In the usual bizarre way the world works, last night I read a Golden Age story from 1926 that out-improbabled even the examples I gave above.
An American psychologist who was a series character is visiting Trinidad, at that time a British possession that had a large Hindu community. The talk of the town is an arranged wedding featuring the nephew of the wealthy and elderly leader of the Hindu community to a 13-year-old girl. A few hours later the girl is found decapitated, apparently a Hindu-style of murder. But the American is suspicious. He is the type of American who likes to mingle with the lower classes, to the horror of the racist British, and after seeing the elaborate ceremony in the temple decides to return that night and sleep with the homeless that are given food and a mat through the generosity of the leader. The girl’s body is found in the temple shortly after he leaves. The husband appears to be the only suspect. The racist English insist that all Hindu spouse murders are done by husbands for no reason whatsoever.
The leader asks the psychologist to investigate.
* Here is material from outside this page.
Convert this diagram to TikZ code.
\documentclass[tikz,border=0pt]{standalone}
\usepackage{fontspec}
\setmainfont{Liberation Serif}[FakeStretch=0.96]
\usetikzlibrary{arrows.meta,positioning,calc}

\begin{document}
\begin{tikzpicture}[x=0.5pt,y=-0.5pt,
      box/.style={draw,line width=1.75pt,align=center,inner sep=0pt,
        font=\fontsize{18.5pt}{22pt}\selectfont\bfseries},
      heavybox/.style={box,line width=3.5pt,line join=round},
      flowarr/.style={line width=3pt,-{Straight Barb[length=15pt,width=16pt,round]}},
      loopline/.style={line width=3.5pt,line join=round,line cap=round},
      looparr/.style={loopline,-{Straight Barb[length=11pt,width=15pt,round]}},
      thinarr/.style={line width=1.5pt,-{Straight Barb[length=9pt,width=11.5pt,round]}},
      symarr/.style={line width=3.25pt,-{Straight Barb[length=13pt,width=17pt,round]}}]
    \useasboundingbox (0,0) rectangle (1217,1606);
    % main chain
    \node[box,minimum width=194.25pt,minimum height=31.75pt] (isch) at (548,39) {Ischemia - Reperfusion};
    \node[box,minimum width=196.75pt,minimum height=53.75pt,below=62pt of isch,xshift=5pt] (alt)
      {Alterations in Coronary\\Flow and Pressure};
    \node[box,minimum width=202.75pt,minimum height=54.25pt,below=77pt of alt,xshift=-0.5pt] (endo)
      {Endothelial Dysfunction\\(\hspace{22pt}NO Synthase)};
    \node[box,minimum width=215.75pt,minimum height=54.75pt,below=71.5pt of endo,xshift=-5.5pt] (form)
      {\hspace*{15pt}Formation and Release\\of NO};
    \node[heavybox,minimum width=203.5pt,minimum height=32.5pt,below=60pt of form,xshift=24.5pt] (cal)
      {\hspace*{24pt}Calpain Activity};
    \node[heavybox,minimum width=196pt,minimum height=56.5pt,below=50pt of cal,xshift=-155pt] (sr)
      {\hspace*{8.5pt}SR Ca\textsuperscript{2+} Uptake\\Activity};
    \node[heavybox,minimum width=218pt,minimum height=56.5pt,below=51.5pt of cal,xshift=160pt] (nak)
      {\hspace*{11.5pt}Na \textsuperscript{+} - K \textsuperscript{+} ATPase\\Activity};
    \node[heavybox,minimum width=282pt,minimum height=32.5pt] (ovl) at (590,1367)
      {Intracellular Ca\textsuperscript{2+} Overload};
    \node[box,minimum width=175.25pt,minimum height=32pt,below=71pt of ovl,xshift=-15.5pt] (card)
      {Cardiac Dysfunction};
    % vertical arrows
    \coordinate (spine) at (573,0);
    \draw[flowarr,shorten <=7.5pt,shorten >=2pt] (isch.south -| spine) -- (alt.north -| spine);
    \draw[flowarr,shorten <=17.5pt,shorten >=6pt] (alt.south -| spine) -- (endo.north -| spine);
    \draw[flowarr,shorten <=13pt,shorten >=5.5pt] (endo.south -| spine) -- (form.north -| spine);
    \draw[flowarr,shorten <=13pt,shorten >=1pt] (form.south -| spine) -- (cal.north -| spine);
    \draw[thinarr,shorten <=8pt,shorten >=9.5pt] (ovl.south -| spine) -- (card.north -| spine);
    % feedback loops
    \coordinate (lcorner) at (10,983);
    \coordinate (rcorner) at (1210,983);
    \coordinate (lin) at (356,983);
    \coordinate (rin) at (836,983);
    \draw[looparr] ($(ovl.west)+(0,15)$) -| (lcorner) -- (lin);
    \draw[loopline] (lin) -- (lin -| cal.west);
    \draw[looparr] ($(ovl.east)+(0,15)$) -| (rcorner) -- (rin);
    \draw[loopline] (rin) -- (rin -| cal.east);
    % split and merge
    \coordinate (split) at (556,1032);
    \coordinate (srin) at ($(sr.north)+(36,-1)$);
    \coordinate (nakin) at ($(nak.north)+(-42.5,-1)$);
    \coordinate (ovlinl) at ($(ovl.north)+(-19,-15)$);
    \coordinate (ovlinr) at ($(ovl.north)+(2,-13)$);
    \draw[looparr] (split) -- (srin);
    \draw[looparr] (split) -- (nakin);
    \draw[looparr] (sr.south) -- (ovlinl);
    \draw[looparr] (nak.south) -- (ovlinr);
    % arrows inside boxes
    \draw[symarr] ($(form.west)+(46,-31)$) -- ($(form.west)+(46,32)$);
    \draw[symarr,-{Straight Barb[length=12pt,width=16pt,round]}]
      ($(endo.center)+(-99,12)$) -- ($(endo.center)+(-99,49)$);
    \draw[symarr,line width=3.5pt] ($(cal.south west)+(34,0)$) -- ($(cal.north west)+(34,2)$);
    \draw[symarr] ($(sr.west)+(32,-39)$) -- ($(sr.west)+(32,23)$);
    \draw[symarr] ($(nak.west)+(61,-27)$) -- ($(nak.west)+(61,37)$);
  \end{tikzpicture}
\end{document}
He had commanded the unusual marriage because a life outside India has left him without a family of his own in his old age, and doesn’t believe the nephew, who was 30 and should already have started his own family, is guilty. Immediately, though, all the evidence starts to point to the psychologist. First, he is eccentric enough to do experiments like the temple visit. Second, this is only two years after the Leopold-Loeb murders, the “crime of the century,” in which two teens commit murder to experiment intellectually with what it feels like and everybody on Trinidad down to carriage drives assumes that all Americans would do something similar. Third, the gold stolen off the girl’s bridal dress is found in his trunk. He is arrested.
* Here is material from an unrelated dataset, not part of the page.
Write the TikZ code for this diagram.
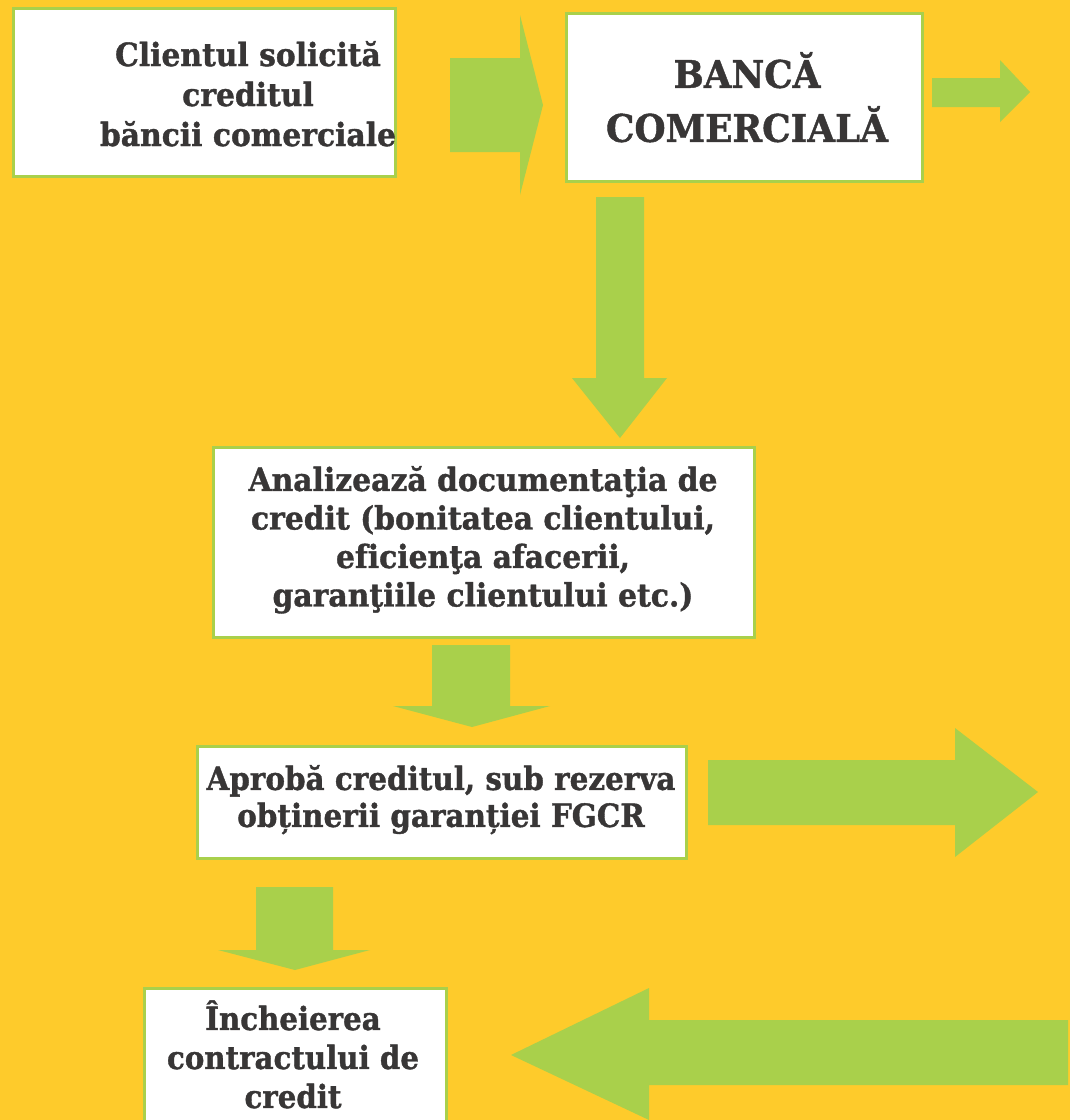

Given uninterrupted time to think, he realizes that he has been framed by the leader. He and others in the temple had been drugged to provide suspects but no witnesses. A white man was conspicuous and had no good reason for being there. The leader could easily have arranged everything from the murder to the gold. It’s all true. The leader confessed and was hanged, the British police told him in his cell, they knew all about it. In fact, he had willed the psychologist to go to the temple to become the scapegoat. The leader couldn’t commit suicide because that meant he would be reincarnated as beast. Being killed offered him a new life in India.
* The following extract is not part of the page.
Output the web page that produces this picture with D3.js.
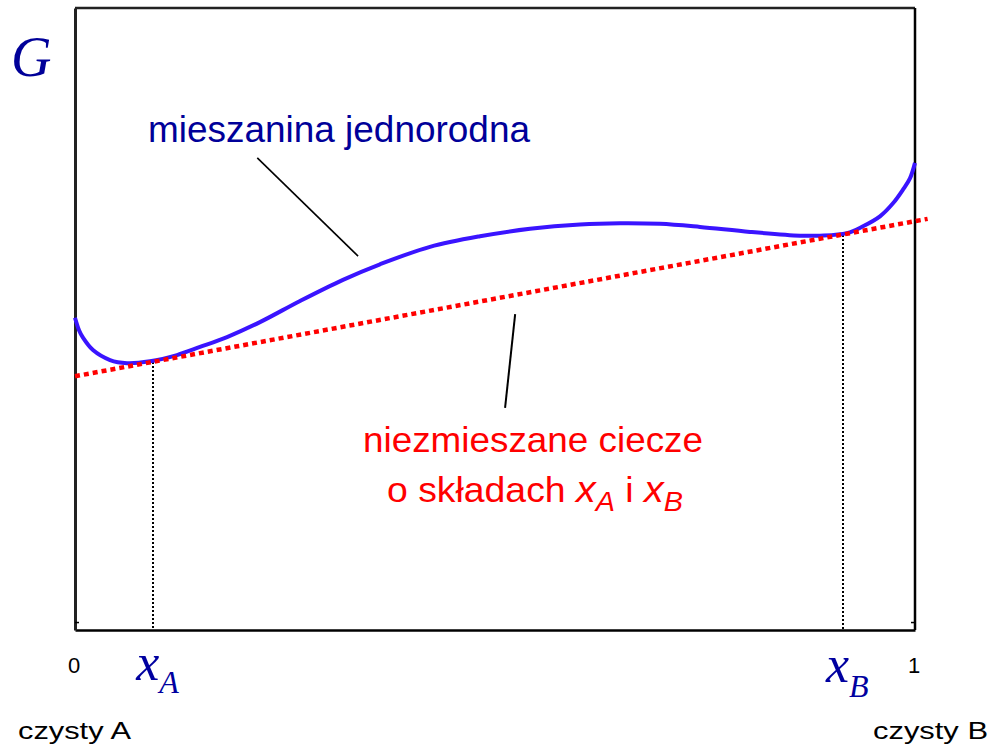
<!DOCTYPE html>
<html>
<head>
<meta charset="utf-8">
<script src="https://cdn.jsdelivr.net/npm/d3@7"></script>
<style>
  html, body { margin: 0; padding: 0; background: #fff; }
  svg { display: block; }
  text { font-family: "Liberation Sans", Arial, sans-serif; }
  .serif { font-family: "Liberation Serif", "Times New Roman", serif; font-style: italic; }
</style>
</head>
<body>
<svg id="chart" width="1003" height="747"></svg>
<script>
// Mole fraction of B (0 = pure A, 1 = pure B)
const compositions = [0, 0.0048, 0.0095, 0.0214, 0.0417, 0.0619, 0.0893, 0.1214, 0.1488,
  0.1810, 0.2202, 0.2679, 0.3190, 0.3631, 0.4226, 0.4821, 0.5417, 0.6012, 0.6488, 0.6964,
  0.7440, 0.8036, 0.8631, 0.8869, 0.9190, 0.9381, 0.9583, 0.9738, 0.9857, 0.9940, 1.0];
// Gibbs energy of the homogeneous mixture (arbitrary units)
const gibbsMixture = [5.02, 4.82, 4.70, 4.50, 4.34, 4.29, 4.32, 4.42, 4.55,
  4.71, 4.95, 5.29, 5.63, 5.88, 6.16, 6.33, 6.45, 6.52, 6.54, 6.53,
  6.48, 6.40, 6.34, 6.34, 6.38, 6.49, 6.65, 6.86, 7.08, 7.26, 7.51];
// Common tangent: two immiscible liquids of compositions xA and xB
const tangentX = [0, 1.015];
const tangentG = [4.08, 6.61];
const xA = 0.092;
const xB = 0.913;
const xTickLabels = ["0", "1"];

const svg = d3.select("#chart");
const plotLeft = 75, plotTop = 8, plotWidth = 840, plotHeight = 622;

const x = d3.scaleLinear().domain([0, 1]).range([plotLeft, plotLeft + plotWidth]);
const y = d3.scaleLinear().domain([0, 10]).range([plotTop + plotHeight, plotTop]);
const gAt = v => tangentG[0] + (tangentG[1] - tangentG[0]) * (v - tangentX[0]) / (tangentX[1] - tangentX[0]);

// Frame: axes plus closing lines
svg.append("g")
  .attr("transform", `translate(0,${y(0)})`)
  .call(d3.axisBottom(x).tickValues([]).tickSizeOuter(0))
  .call(g => g.select(".domain").attr("stroke", "#000").attr("stroke-width", 2.5));
svg.append("g")
  .attr("transform", `translate(${x(0)},0)`)
  .call(d3.axisLeft(y).tickValues([]).tickSizeOuter(0))
  .call(g => g.select(".domain").attr("stroke", "#222").attr("stroke-width", 3));
svg.append("line").attr("x1", x(0)).attr("x2", x(1)).attr("y1", y(10)).attr("y2", y(10))
  .attr("stroke", "#222").attr("stroke-width", 2.5);
svg.append("line").attr("x1", x(1)).attr("x2", x(1)).attr("y1", y(10)).attr("y2", y(0))
  .attr("stroke", "#000").attr("stroke-width", 2.5);
// small inner ticks at the ends of the composition axis
[0, 1].forEach(v => {
  svg.append("line").attr("x1", x(v)).attr("x2", x(v) + (v === 0 ? 4 : -4))
    .attr("y1", y(0.12)).attr("y2", y(0.12)).attr("stroke", "#000").attr("stroke-width", 1.5);
});

// Vertical dotted guides at the tangent points
[xA, xB].forEach(v => {
  const px = Math.round(x(v)) + 0.5;
  svg.append("line")
    .attr("x1", px).attr("x2", px)
    .attr("y1", y(gAt(v))).attr("y2", y(0))
    .attr("stroke", "#000").attr("stroke-width", 2)
    .attr("stroke-dasharray", "2,2")
    .attr("shape-rendering", "crispEdges");
});

// Homogeneous mixture curve
const pts = compositions.map((c, i) => [c, gibbsMixture[i]]);
svg.append("path")
  .datum(pts)
  .attr("fill", "none")
  .attr("stroke", "#3a14ff")
  .attr("stroke-width", 4)
  .attr("stroke-linejoin", "round")
  .attr("d", d3.line().x(d => x(d[0])).y(d => y(d[1])).curve(d3.curveCatmullRom.alpha(0.5)));

// Tangent (immiscible liquids) line
svg.append("line")
  .attr("x1", x(tangentX[0])).attr("y1", y(tangentG[0]))
  .attr("x2", x(tangentX[1])).attr("y2", y(tangentG[1]))
  .attr("stroke", "#ff0000").attr("stroke-width", 4.5)
  .attr("stroke-dasharray", "5,4");

// Leader lines
const leaders = [
  [[0.217, 7.59], [0.337, 6.01], 1.6],
  [[0.524, 5.08], [0.512, 3.57], 2]
];
leaders.forEach(([a, b, w]) => {
  svg.append("line")
    .attr("x1", x(a[0])).attr("y1", y(a[1]))
    .attr("x2", x(b[0])).attr("y2", y(b[1]))
    .attr("stroke", "#000").attr("stroke-width", w);
});

// Labels
svg.append("text").attr("class", "serif")
  .attr("x", 11).attr("y", 76)
  .attr("font-size", 56).attr("fill", "#000099").text("G");

svg.append("text")
  .attr("x", 148).attr("y", 142)
  .attr("font-size", 36).attr("fill", "#000099")
  .attr("textLength", 382).attr("lengthAdjust", "spacingAndGlyphs")
  .text("mieszanina jednorodna");

svg.append("text")
  .attr("x", 363).attr("y", 452)
  .attr("font-size", 35).attr("fill", "#ff0000")
  .attr("textLength", 340).attr("lengthAdjust", "spacingAndGlyphs")
  .text("niezmieszane ciecze");

const t2 = svg.append("text")
  .attr("x", 387).attr("y", 502)
  .attr("font-size", 35).attr("fill", "#ff0000")
  .attr("textLength", 296).attr("lengthAdjust", "spacingAndGlyphs");
t2.append("tspan").text("o składach ");
t2.append("tspan").attr("font-style", "italic").attr("font-size", 37).text("x");
t2.append("tspan").attr("font-style", "italic").attr("font-size", 27).attr("dy", 9).text("A");
t2.append("tspan").attr("dy", -9).text(" i ");
t2.append("tspan").attr("font-style", "italic").attr("font-size", 37).text("x");
t2.append("tspan").attr("font-style", "italic").attr("font-size", 27).attr("dy", 9).text("B");

// Composition axis tick labels
[[0, xTickLabels[0]], [1, xTickLabels[1]]].forEach(([v, s]) => {
  svg.append("text")
    .attr("x", x(v) - 1).attr("y", 673)
    .attr("text-anchor", "middle")
    .attr("font-size", 22).attr("fill", "#000").text(s);
});

// xA, xB labels
[[xA, "A", 680, 693], [xB, "B", 682, 697]].forEach(([v, sub, b1, b2]) => {
  const t = svg.append("text").attr("class", "serif")
    .attr("x", x(v) - 16).attr("y", b1).attr("fill", "#0000a0");
  t.append("tspan").attr("font-size", 52).text("x");
  t.append("tspan").attr("font-size", 32).attr("dy", b2 - b1).text(sub);
});

// Pure component labels
svg.append("text").attr("x", 18).attr("y", 739).attr("font-size", 24).attr("fill", "#000")
  .attr("textLength", 113).attr("lengthAdjust", "spacingAndGlyphs").text("czysty A");
svg.append("text").attr("x", 873).attr("y", 739).attr("font-size", 24).attr("fill", "#000")
  .attr("textLength", 115).attr("lengthAdjust", "spacingAndGlyphs").text("czysty B");
</script>
</body>
</html>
But if the police knew all this, why was he put in jail? Because, the jailer said, it wasn’t until one month and ten days after the psychologist was himself hanged for murder that the confession happened. “And the lamp went out.” is the last line.
The story is famous and totally obscure, i.e. famous only to anthologists who dig through old magazines and trot it out every decade or so. The series continued with dozens more stories about the psychologist detective for another 30 years. Nobody can explain the ending. The author never said a word. I’ve put the name in a spoiler, because I’ve been willed to.
The story is “A Passage to Benares,” by T. S. Stribling. I read it in Golden Age Whodunits, edited by Otto Penzler. The famous A Passage to India appeared in 1924, also about a horrible crime and British racism, so the title had obvious contemporary reference.